WORK REQUIRED: Omit all images. Write out the rest of the material exactly.

+ + +

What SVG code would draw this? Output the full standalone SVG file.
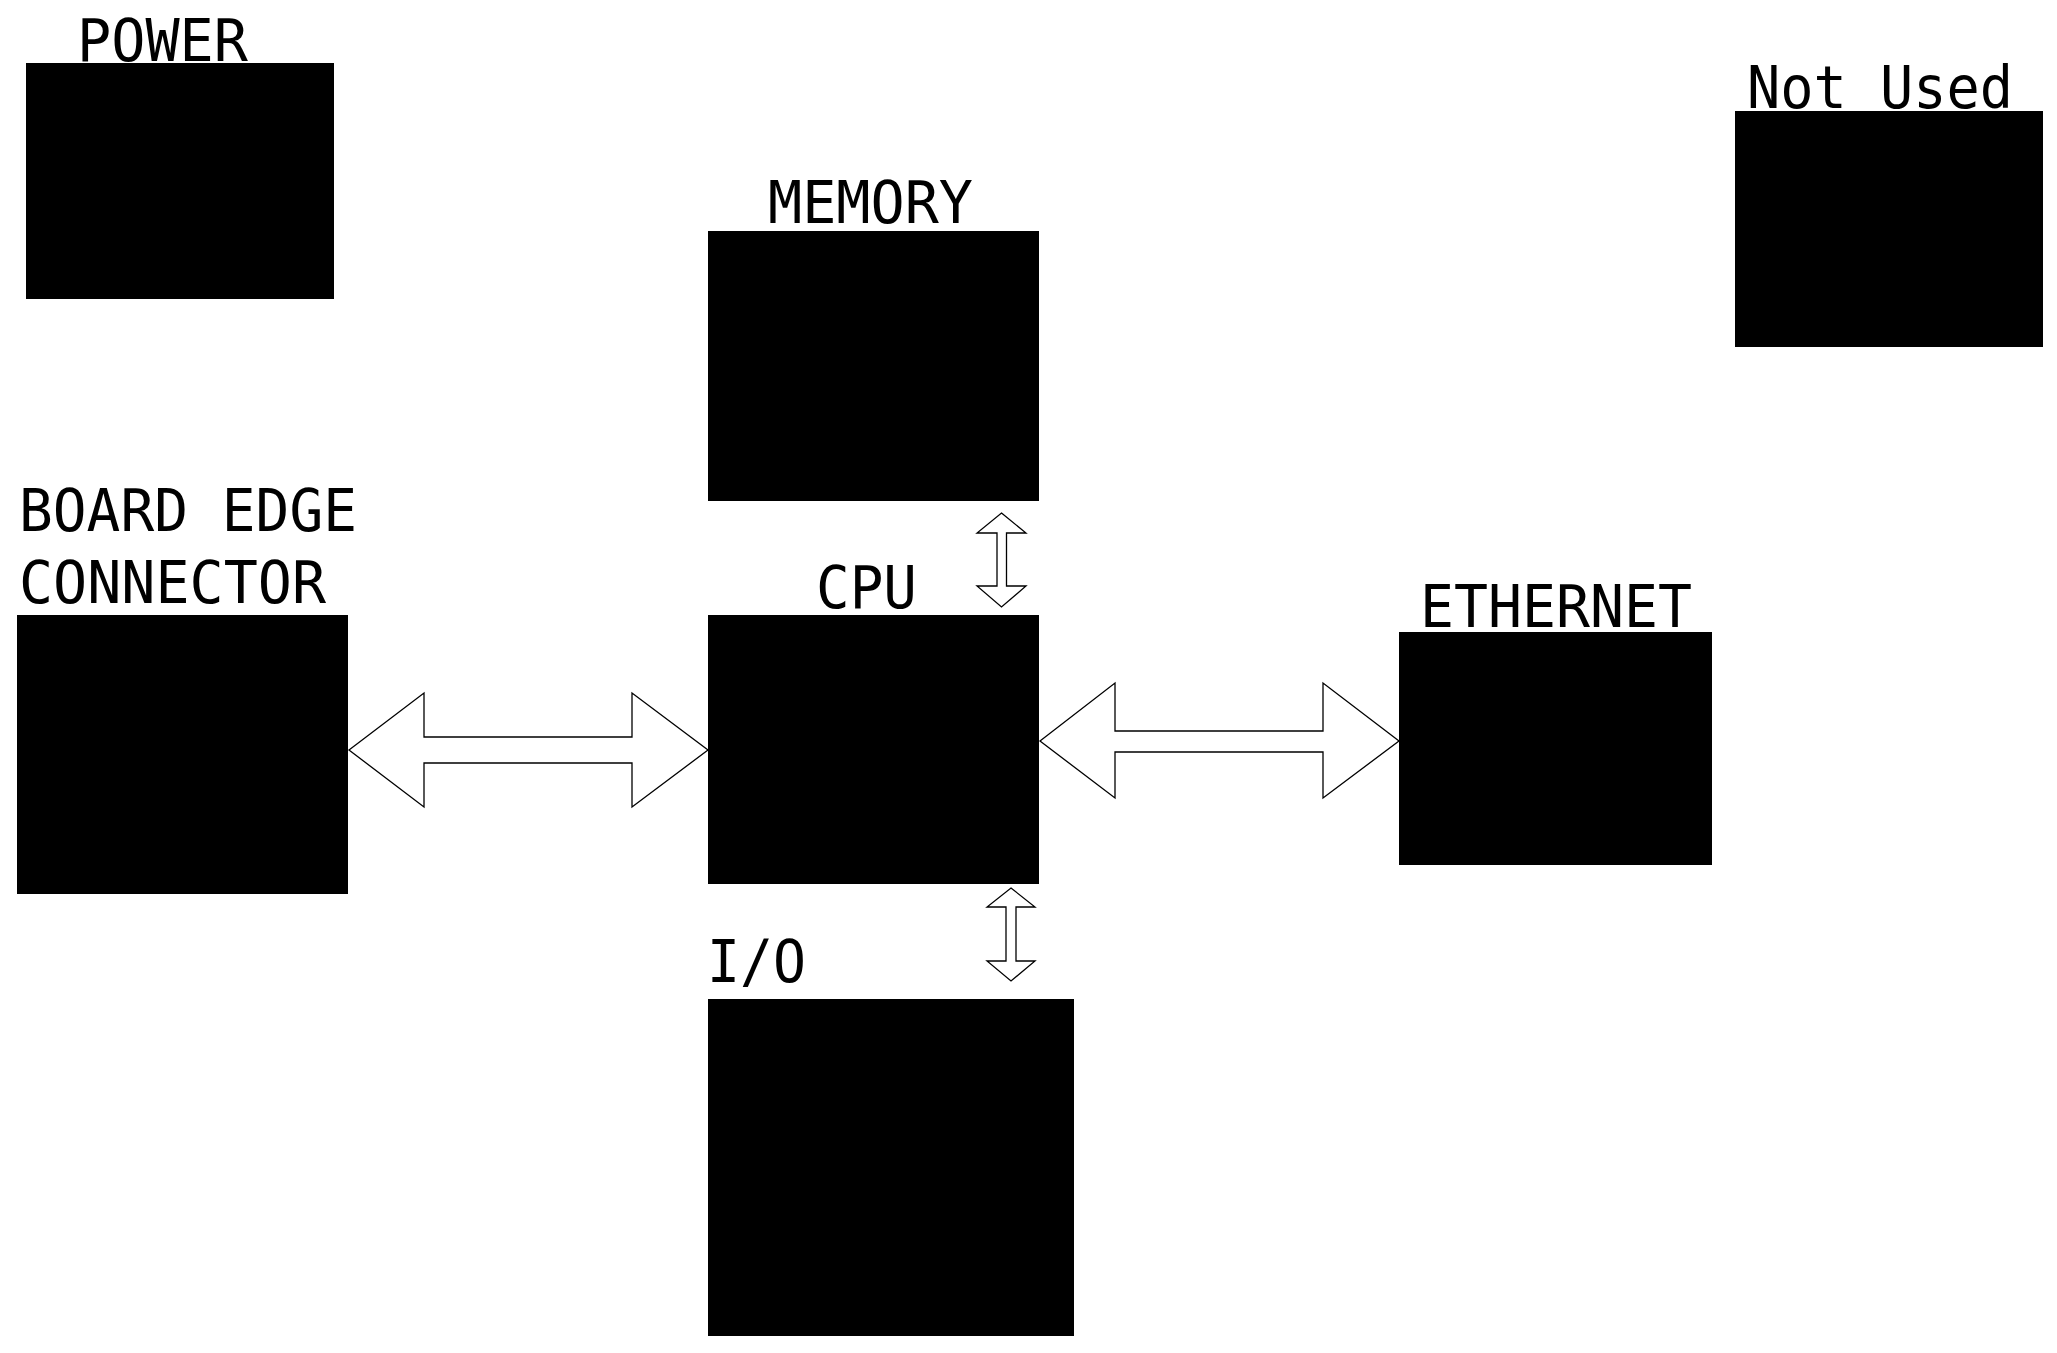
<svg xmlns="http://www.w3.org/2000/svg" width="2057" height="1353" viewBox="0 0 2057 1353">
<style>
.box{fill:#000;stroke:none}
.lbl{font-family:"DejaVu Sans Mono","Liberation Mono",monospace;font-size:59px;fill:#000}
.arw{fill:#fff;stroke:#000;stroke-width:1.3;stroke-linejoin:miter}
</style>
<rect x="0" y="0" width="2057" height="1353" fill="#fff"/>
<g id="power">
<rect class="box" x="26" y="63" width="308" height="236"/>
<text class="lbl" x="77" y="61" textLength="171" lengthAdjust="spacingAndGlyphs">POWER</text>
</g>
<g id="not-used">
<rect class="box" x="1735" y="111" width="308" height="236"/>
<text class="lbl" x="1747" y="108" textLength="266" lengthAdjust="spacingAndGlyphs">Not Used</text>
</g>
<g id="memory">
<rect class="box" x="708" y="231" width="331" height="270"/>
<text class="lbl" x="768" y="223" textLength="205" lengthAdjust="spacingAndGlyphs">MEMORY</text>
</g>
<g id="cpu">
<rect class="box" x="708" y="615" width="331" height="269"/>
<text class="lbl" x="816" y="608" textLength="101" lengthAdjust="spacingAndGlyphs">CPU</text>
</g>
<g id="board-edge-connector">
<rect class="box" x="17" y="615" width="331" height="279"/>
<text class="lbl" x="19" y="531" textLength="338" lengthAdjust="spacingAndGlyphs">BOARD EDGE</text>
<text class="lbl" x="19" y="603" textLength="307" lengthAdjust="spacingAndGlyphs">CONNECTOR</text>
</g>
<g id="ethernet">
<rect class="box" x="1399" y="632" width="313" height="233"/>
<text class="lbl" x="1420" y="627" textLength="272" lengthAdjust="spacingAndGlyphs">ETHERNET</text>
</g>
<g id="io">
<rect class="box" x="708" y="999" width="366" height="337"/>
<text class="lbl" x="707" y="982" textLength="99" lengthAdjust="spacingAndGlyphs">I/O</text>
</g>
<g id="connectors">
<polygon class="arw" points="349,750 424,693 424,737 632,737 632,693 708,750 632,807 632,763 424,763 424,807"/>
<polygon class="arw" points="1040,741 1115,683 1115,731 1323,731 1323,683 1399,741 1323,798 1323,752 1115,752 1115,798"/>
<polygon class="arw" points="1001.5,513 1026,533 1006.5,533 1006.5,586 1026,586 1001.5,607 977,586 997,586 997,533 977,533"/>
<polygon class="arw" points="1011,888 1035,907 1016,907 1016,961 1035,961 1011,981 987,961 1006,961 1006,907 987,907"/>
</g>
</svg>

+ + +

COMPLETE ANSWER:
What SVG code would draw this? Output the full standalone SVG file.
<svg xmlns="http://www.w3.org/2000/svg" width="2057" height="1353" viewBox="0 0 2057 1353">
<style>
.box{fill:#000;stroke:none}
.lbl{font-family:"DejaVu Sans Mono","Liberation Mono",monospace;font-size:59px;fill:#000}
.arw{fill:#fff;stroke:#000;stroke-width:1.3;stroke-linejoin:miter}
</style>
<rect x="0" y="0" width="2057" height="1353" fill="#fff"/>
<g id="power">
<rect class="box" x="26" y="63" width="308" height="236"/>
<text class="lbl" x="77" y="61" textLength="171" lengthAdjust="spacingAndGlyphs">POWER</text>
</g>
<g id="not-used">
<rect class="box" x="1735" y="111" width="308" height="236"/>
<text class="lbl" x="1747" y="108" textLength="266" lengthAdjust="spacingAndGlyphs">Not Used</text>
</g>
<g id="memory">
<rect class="box" x="708" y="231" width="331" height="270"/>
<text class="lbl" x="768" y="223" textLength="205" lengthAdjust="spacingAndGlyphs">MEMORY</text>
</g>
<g id="cpu">
<rect class="box" x="708" y="615" width="331" height="269"/>
<text class="lbl" x="816" y="608" textLength="101" lengthAdjust="spacingAndGlyphs">CPU</text>
</g>
<g id="board-edge-connector">
<rect class="box" x="17" y="615" width="331" height="279"/>
<text class="lbl" x="19" y="531" textLength="338" lengthAdjust="spacingAndGlyphs">BOARD EDGE</text>
<text class="lbl" x="19" y="603" textLength="307" lengthAdjust="spacingAndGlyphs">CONNECTOR</text>
</g>
<g id="ethernet">
<rect class="box" x="1399" y="632" width="313" height="233"/>
<text class="lbl" x="1420" y="627" textLength="272" lengthAdjust="spacingAndGlyphs">ETHERNET</text>
</g>
<g id="io">
<rect class="box" x="708" y="999" width="366" height="337"/>
<text class="lbl" x="707" y="982" textLength="99" lengthAdjust="spacingAndGlyphs">I/O</text>
</g>
<g id="connectors">
<polygon class="arw" points="349,750 424,693 424,737 632,737 632,693 708,750 632,807 632,763 424,763 424,807"/>
<polygon class="arw" points="1040,741 1115,683 1115,731 1323,731 1323,683 1399,741 1323,798 1323,752 1115,752 1115,798"/>
<polygon class="arw" points="1001.5,513 1026,533 1006.5,533 1006.5,586 1026,586 1001.5,607 977,586 997,586 997,533 977,533"/>
<polygon class="arw" points="1011,888 1035,907 1016,907 1016,961 1035,961 1011,981 987,961 1006,961 1006,907 987,907"/>
</g>
</svg>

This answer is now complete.